In Maloney's method, objectives are set and changed based on data from thousands of children doing the same or similar tasks. Thanks to this research, it is known what level of performance constitutes "fluency" in a given skill. Children and teachers then both know exactly what they are aiming for, the amount of improvement, and how far they have to go,
To be fluent in reading, a child or adult should be able to:
- See/say sounds in isolation 60-80 sounds/minute
- See/say single words in lists 80-100 words/minute
- Think/say alphabet in order 300-400 letters/minute
- See/say sound-out words 20-30 words/minute
- See/say words in sentences 200+ words/minute
- Hear/write numbers (random) 80-100 numbers/minute
- Think/write numbers in sequence 120-160 numbers/minute
- See/say numbers (random) 80-100 numbers/minute
- See/write math facts (answers to single-digit problems) 80-100 facts/minute
Directed Practice
Directed practice is where the teacher holds your hand while you attempt the task you have just been shown. This allows the teacher to determine whether or not you are ready to practice that skill independently. Regardless of the teaching method you are currently using, smart homeschoolers always take the time to do this! We spot and correct errors so that our students do not practice mistakes.
Independent Practice
Maloney says, "Directed and independent practice comprise 60 to 70 percent of teaching and learning. Independent practice is by far the largest and most time-consuming aspect of learning."

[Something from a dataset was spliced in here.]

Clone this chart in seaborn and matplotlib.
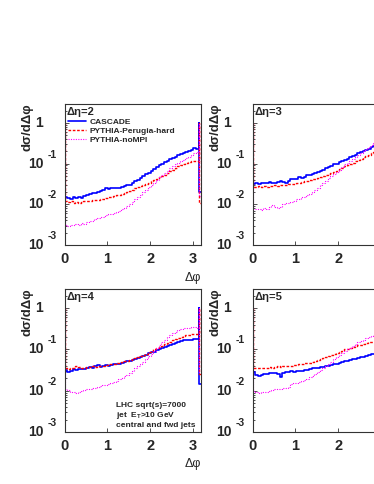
import numpy as np
import pandas as pd
import matplotlib
matplotlib.use("Agg")
import matplotlib.pyplot as plt
import matplotlib.transforms as mtransforms
from matplotlib.ticker import LogLocator, NullLocator, NullFormatter
import seaborn as sns

# Delta phi histograms: 50 bins from 0 to pi, plus one overflow bin up to 3.3
n_bins = 50
phi_max = np.pi
overflow_edge = 3.3

series_names = ["CASCADE", "PYTHIA-Perugia-hard", "PYTHIA-noMPI"]
panel_labels = ["Δη=2", "Δη=3", "Δη=4", "Δη=5"]
info_lines = ["LHC sqrt(s)=7000", r"jet  E$_{\mathbf{T}}$>10 GeV", "central and fwd jets"]
x_ticks = [0, 1, 2, 3]

# log10(dsigma/dDeltaphi) per bin
cascade_deta2 = [-1.83, -1.84, -1.86, -1.81, -1.84, -1.83, -1.84, -1.80, -1.78, -1.75,
                 -1.73, -1.72, -1.70, -1.67, -1.65, -1.61, -1.63, -1.61, -1.61, -1.61,
                 -1.60, -1.58, -1.56, -1.53, -1.52, -1.48, -1.43, -1.40, -1.35, -1.31,
                 -1.25, -1.22, -1.17, -1.13, -1.09, -1.04, -1.01, -0.97, -0.93, -0.89,
                 -0.86, -0.83, -0.80, -0.76, -0.74, -0.71, -0.70, -0.66, -0.61, -0.64]
perugia_deta2 = [-1.93, -1.94, -1.93, -1.96, -1.94, -1.98, -1.94, -1.93, -1.91, -1.91,
                 -1.89, -1.90, -1.89, -1.87, -1.86, -1.84, -1.83, -1.81, -1.80, -1.78,
                 -1.76, -1.74, -1.72, -1.70, -1.67, -1.65, -1.61, -1.58, -1.56, -1.53,
                 -1.50, -1.47, -1.43, -1.40, -1.37, -1.34, -1.30, -1.27, -1.23, -1.19,
                 -1.15, -1.11, -1.07, -1.04, -1.01, -0.98, -0.96, -0.94, -0.93, -0.93]
nompi_deta2 = [-2.52, -2.53, -2.50, -2.52, -2.48, -2.50, -2.47, -2.48, -2.43, -2.40,
               -2.42, -2.37, -2.34, -2.30, -2.32, -2.27, -2.24, -2.25, -2.22, -2.19,
               -2.16, -2.12, -2.09, -2.04, -1.99, -1.94, -1.88, -1.83, -1.76, -1.70,
               -1.65, -1.58, -1.53, -1.47, -1.40, -1.34, -1.29, -1.23, -1.17, -1.12,
               -1.07, -1.02, -0.98, -0.94, -0.90, -0.86, -0.83, -0.80, -0.75, -0.71]

cascade_deta3 = [-1.50, -1.48, -1.49, -1.47, -1.48, -1.48, -1.45, -1.47, -1.48, -1.46,
                 -1.43, -1.45, -1.47, -1.43, -1.39, -1.38, -1.37, -1.34, -1.35, -1.32,
                 -1.29, -1.27, -1.25, -1.22, -1.20, -1.17, -1.15, -1.12, -1.09, -1.07,
                 -1.02, -1.00, -0.97, -0.94, -0.91, -0.88, -0.84, -0.82, -0.79, -0.75,
                 -0.72, -0.70, -0.66, -0.63, -0.60, -0.57, -0.55, -0.52, -0.50, -0.48]
perugia_deta3 = [-1.57, -1.58, -1.56, -1.57, -1.55, -1.57, -1.54, -1.56, -1.53, -1.55,
                 -1.53, -1.52, -1.53, -1.50, -1.50, -1.49, -1.48, -1.47, -1.45, -1.43,
                 -1.42, -1.40, -1.39, -1.37, -1.35, -1.33, -1.30, -1.28, -1.25, -1.22,
                 -1.20, -1.17, -1.14, -1.11, -1.07, -1.04, -1.01, -0.98, -0.94, -0.91,
                 -0.88, -0.84, -0.81, -0.78, -0.75, -0.71, -0.68, -0.66, -0.63, -0.61]
nompi_deta3 = [-2.11, -2.12, -2.11, -2.13, -2.09, -2.11, -2.06, -2.02, -2.07, -2.09,
               -2.06, -1.99, -1.98, -1.96, -1.94, -1.91, -1.88, -1.86, -1.83, -1.81,
               -1.78, -1.75, -1.70, -1.65, -1.60, -1.53, -1.48, -1.42, -1.35, -1.30,
               -1.25, -1.20, -1.15, -1.09, -1.02, -0.98, -0.93, -0.88, -0.83, -0.78,
               -0.74, -0.70, -0.65, -0.60, -0.55, -0.50, -0.47, -0.43, -0.40, -0.38]

cascade_deta4 = [-1.50, -1.54, -1.53, -1.48, -1.49, -1.48, -1.47, -1.48, -1.45, -1.43,
                 -1.45, -1.40, -1.38, -1.43, -1.41, -1.38, -1.40, -1.37, -1.36, -1.35,
                 -1.35, -1.32, -1.30, -1.28, -1.27, -1.25, -1.23, -1.20, -1.18, -1.15,
                 -1.13, -1.09, -1.07, -1.05, -1.02, -1.00, -0.97, -0.95, -0.92, -0.90,
                 -0.87, -0.84, -0.82, -0.80, -0.78, -0.78, -0.77, -0.76, -0.74, -0.75]
perugia_deta4 = [-1.46, -1.48, -1.46, -1.45, -1.40, -1.42, -1.45, -1.44, -1.43, -1.42,
                 -1.41, -1.42, -1.40, -1.41, -1.39, -1.38, -1.36, -1.36, -1.35, -1.33,
                 -1.32, -1.31, -1.29, -1.27, -1.26, -1.23, -1.21, -1.18, -1.16, -1.13,
                 -1.10, -1.07, -1.04, -1.00, -0.97, -0.94, -0.91, -0.87, -0.84, -0.81,
                 -0.78, -0.74, -0.72, -0.69, -0.67, -0.65, -0.64, -0.63, -0.62, -0.62]
nompi_deta4 = [-1.95, -1.99, -2.02, -2.03, -2.05, -2.02, -2.00, -1.99, -1.97, -1.95,
               -1.94, -1.94, -1.90, -1.89, -1.87, -1.85, -1.83, -1.81, -1.79, -1.76,
               -1.72, -1.69, -1.65, -1.61, -1.57, -1.51, -1.46, -1.41, -1.36, -1.30,
               -1.23, -1.17, -1.10, -1.03, -0.96, -0.89, -0.83, -0.77, -0.71, -0.66,
               -0.61, -0.57, -0.54, -0.51, -0.49, -0.47, -0.47, -0.46, -0.45, -0.47]

cascade_deta5 = [-1.54, -1.63, -1.64, -1.61, -1.59, -1.59, -1.58, -1.58, -1.58, -1.59,
                 -1.66, -1.56, -1.54, -1.54, -1.53, -1.54, -1.52, -1.51, -1.51, -1.50,
                 -1.49, -1.48, -1.46, -1.45, -1.45, -1.43, -1.42, -1.41, -1.40, -1.38,
                 -1.36, -1.35, -1.32, -1.30, -1.28, -1.27, -1.25, -1.23, -1.22, -1.21,
                 -1.19, -1.18, -1.16, -1.14, -1.12, -1.10, -1.09, -1.08, -1.07, -1.06]
perugia_deta5 = [-1.45, -1.46, -1.45, -1.45, -1.45, -1.44, -1.43, -1.44, -1.42, -1.41,
                 -1.42, -1.41, -1.41, -1.40, -1.39, -1.38, -1.37, -1.36, -1.35, -1.34,
                 -1.33, -1.32, -1.30, -1.27, -1.25, -1.23, -1.20, -1.18, -1.15, -1.13,
                 -1.10, -1.08, -1.05, -1.03, -1.00, -0.98, -0.96, -0.94, -0.92, -0.90,
                 -0.88, -0.87, -0.85, -0.83, -0.82, -0.81, -0.79, -0.78, -0.76, -0.74]
nompi_deta5 = [-2.00, -2.03, -2.05, -2.02, -2.03, -2.02, -2.00, -1.99, -1.97, -1.97,
               -1.95, -1.94, -1.94, -1.92, -1.84, -1.82, -1.81, -1.79, -1.76, -1.73,
               -1.71, -1.67, -1.64, -1.59, -1.54, -1.50, -1.45, -1.40, -1.35, -1.30,
               -1.24, -1.18, -1.14, -1.09, -1.04, -1.00, -0.96, -0.92, -0.87, -0.83,
               -0.79, -0.76, -0.73, -0.69, -0.67, -0.65, -0.62, -0.60, -0.57, -0.55]

# ROOT draws the histogram ends up to ~1 and then the overflow bin
edge_log = 0.0
tail_deta2 = [-1.69, -1.97, -1.80]
tail_deta3 = [-1.60, -1.75, -1.70]
tail_deta4 = [-1.84, -1.60, -1.55]
tail_deta5 = [-1.75, -1.70, -1.65]

panels = [
    ([cascade_deta2, perugia_deta2, nompi_deta2], tail_deta2),
    ([cascade_deta3, perugia_deta3, nompi_deta3], tail_deta3),
    ([cascade_deta4, perugia_deta4, nompi_deta4], tail_deta4),
    ([cascade_deta5, perugia_deta5, nompi_deta5], tail_deta5),
]

colors = ["#0000ff", "#ff0000", "#ff00ff"]
widths = [1.2, 1.0, 0.8]
styles = ["-", (0, (1.9, 1.2)), (0, (1.0, 1.2))]

sns.set_style("ticks")
plt.rcParams["font.family"] = ["Liberation Sans", "DejaVu Sans"]
plt.rcParams["mathtext.fontset"] = "custom"
plt.rcParams["mathtext.rm"] = "Liberation Sans:bold"
plt.rcParams["mathtext.bf"] = "Liberation Sans:bold"
frame_col = "#333333"


def step_frame(logvals, tail):
    edges = np.linspace(0, phi_max, n_bins + 1)
    v = 10 ** np.asarray(logvals)
    top = 10 ** edge_log
    x = np.concatenate([[0.0], np.repeat(edges, 2)[1:-1], [phi_max, phi_max, overflow_edge]])
    y = np.concatenate([[top], np.repeat(v, 2), [top, 10 ** tail, 10 ** tail]])
    return pd.DataFrame({"phi": x, "dsig": y})


fig = plt.figure(figsize=(3.74, 4.84), dpi=100)
W, H = 374.0, 484.0
lefts = [64.7, 252.7, 64.7, 252.7]
rows = [(103.5, 245.0), (103.5, 245.0), (288.5, 432.0), (288.5, 432.0)]
ax_w = 136.6

for k, (series, tails) in enumerate(panels):
    top_px, bot_px = rows[k]
    right_col = k % 2 == 1
    ax = fig.add_axes([lefts[k] / W, (H - bot_px) / H, ax_w / W, (bot_px - top_px) / H])
    for name, vals, tail, c, lw, ls in zip(series_names, series, tails, colors, widths, styles):
        df = step_frame(vals, tail)
        sns.lineplot(data=df, x="phi", y="dsig", sort=False, estimator=None, color=c,
                     lw=lw, linestyle=ls, label=name, ax=ax)
    ax.set_yscale("log")
    ax.set_xlim(0, 3.2)
    ax.set_ylim(1e-3, 3.0)
    ax.set_xlabel("")
    ax.set_ylabel("")
    if ax.get_legend() is not None:
        ax.get_legend().remove()

    for s in ax.spines.values():
        s.set_visible(True)
        s.set_color(frame_col)
        s.set_linewidth(0.8)
    ax.set_xticks(x_ticks)
    # the right column is cut at the picture edge: its last label lies outside
    ax.set_xticklabels([str(t) if not (right_col and t == 3) else "" for t in x_ticks])
    ax.xaxis.set_minor_locator(NullLocator())
    ax.yaxis.set_major_locator(LogLocator(base=10, numticks=10))
    ax.yaxis.set_minor_locator(LogLocator(base=10, subs=np.arange(2, 10), numticks=20))
    ax.yaxis.set_minor_formatter(NullFormatter())
    ax.tick_params(axis="both", which="both", direction="in", color=frame_col, width=0.6,
                   top=False, right=False)
    ax.tick_params(axis="both", which="major", length=3.2)
    ax.tick_params(axis="y", which="minor", length=1.6)
    ax.tick_params(axis="y", labelleft=False)
    ax.tick_params(axis="x", pad=5, labelsize=10.5)
    for t in ax.get_xticklabels():
        t.set_fontweight("bold")

    # ROOT style log labels: "1", "10" with raised exponent
    for d in [-3, -2, -1, 0]:
        if d == 0:
            tr = mtransforms.offset_copy(ax.get_yaxis_transform(), fig=fig, x=-26, y=0, units="dots")
            ax.text(0, 1.0, "1", transform=tr, ha="center", va="center", fontsize=10, fontweight="bold")
        else:
            tr = mtransforms.offset_copy(ax.get_yaxis_transform(), fig=fig, x=-21.4, y=0, units="dots")
            ax.text(0, 10.0 ** d, "10", transform=tr, ha="right", va="center", fontsize=10, fontweight="bold")
            tr2 = mtransforms.offset_copy(ax.get_yaxis_transform(), fig=fig, x=-16.7, y=9, units="dots")
            ax.text(0, 10.0 ** d, str(d), transform=tr2, ha="left", va="center", fontsize=7.5, fontweight="bold")

    ax.text(-37.5 / ax_w, 1.0, "dσ/dΔφ", transform=ax.transAxes, rotation=90, ha="center",
            va="top", fontsize=9.5, fontweight="bold")
    if not right_col:
        ax.text(1.0, -32.5 / (bot_px - top_px), "Δφ", transform=ax.transAxes, ha="right",
                va="center", fontsize=9)
    ax.text(0.012, 0.94, panel_labels[k], transform=ax.transAxes, ha="left", va="center",
            fontsize=8, fontweight="bold")

    if k == 0:
        handles, labels = ax.get_legend_handles_labels()
        ax.legend(handles, labels, loc="upper left", bbox_to_anchor=(0.024, 0.895),
                  borderaxespad=0, borderpad=0, frameon=False, handlelength=2.2,
                  handletextpad=0.4, labelspacing=0.15,
                  prop={"family": "Liberation Sans", "weight": "bold", "size": 6})
    if k == 2:
        for line, yy in zip(info_lines, [0.188, 0.114, 0.044]):
            ax.text(0.375, yy, line, transform=ax.transAxes, ha="left", va="center",
                    fontsize=6, fontweight="bold")

fig.savefig("out.png", dpi=100)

Students are allowed to practice independently when their errors have dropped to an acceptable level so that the skill is being perfected. In math, for example, they are making occasional "stupid" mistakes (such as mistaking an addition problem that follows three subtraction problems for another subtraction problem) rather than organic mistakes, such as giving wrong answers although they understand the problem. At this stage, the child is able to catch his own errors, or resolve a problem correctly himself once it is marked wrong and returned to him,
Putting It All Together
The Maloney Method was based on research and experience with "at risk" children. It is highly successful at teaching basic skills to this group.
The benefits I see it bringing to homeschoolers are:
- Great help for those with special-needs children
- Scientific help in measuring your child's progress from day to day, regardless of his or her ability
- Generating more thought on curriculum design
- Generating helpful discussion on the benefits of teacher-centered rather than child-centered educational methods.
Education is more than facts and skills, as Maloney himself agrees. You can't use pinpoint objectives and precision measurement to determine how wise a student is becoming, or to interest students in a career. Worldview subjects, such as history, literature, and Bible, should be explored as well as studied. However, teaching the facts of subjects ranging from history, music, and literature to Bible study will be much more effective if we adopt at least some of Maloney's techniques.